Rebel leader Ivan Marquez took recently slammed the attitude of Villegas and the Santos administration regarding the existence of paramilitary groups.

“If paramilitarism is a ghost, why are we beginning to see it expanding throughout Colombia: the fact is he does not see it,” he said.

“Paramilitarism is not an excuse to delay anything; It is a lethal threat to peace and democracy,“ he added.



This view of the dangers of paramilitaries for Colombia was shared by guerrilla Pator Alape who recently stated that the problem  is “very deep”, because of the  “alliances” of these structures with political and economic sectors as well as the security forces of the State, whose vision for national defense was based for a long time “anticommunism and counterinsurgency.”

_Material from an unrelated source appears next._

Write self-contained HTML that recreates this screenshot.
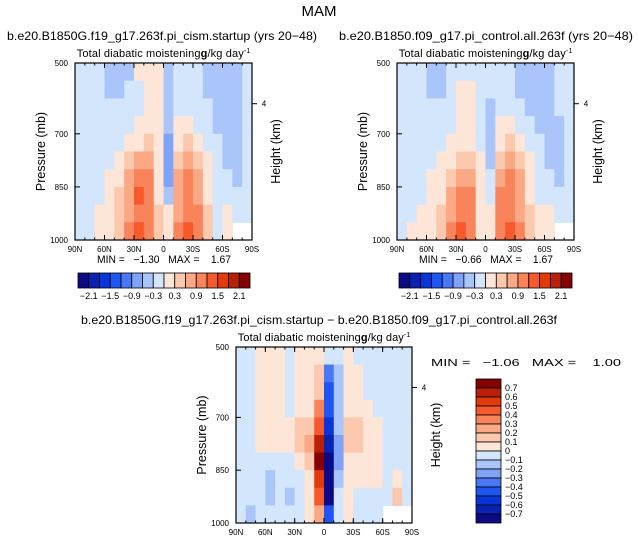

These ongoing ties between the state and neo-paramilitaries have become evident on numerous occasions.

The Indepaz report also highlights the significant threat that these 14  paramilitary groups pose to the implementation of a peace deal stating that the threat is also  to “communities and populations where they are to launch implementation plans in the transition to peace,” a concern shared by the United Nations.



In order to allay the fears of the FARC and secure an environment where peace can prosper Gonzalez states that “the state owes the country a frontal fight against the main threat of Colombian society as are the paramilitary groups.

Indepaz, at the same time stated that a negotiation may be a suitable means of dismantling paramilitary structures.

“We believe we should negotiate with them without giving them the political character, being organized structure of macro-criminality. 



The Santos government has made significant efforts to date to end a more than 50 year conflict with left-wing rebels the FARC.

In May they will enter into formal talks with the country’s second left-wing group the ELN.

The Indepaz report clearly illustrates the growing influence of right-wing paramilitary groups and the dangers that they pose to securing a long-term peace deal.

Should Santos fail to solve the problem of  the paramilitaries and curb their influence, it is likely to present a major stumbling block for both peace negotiations particularly in relation to demobilization.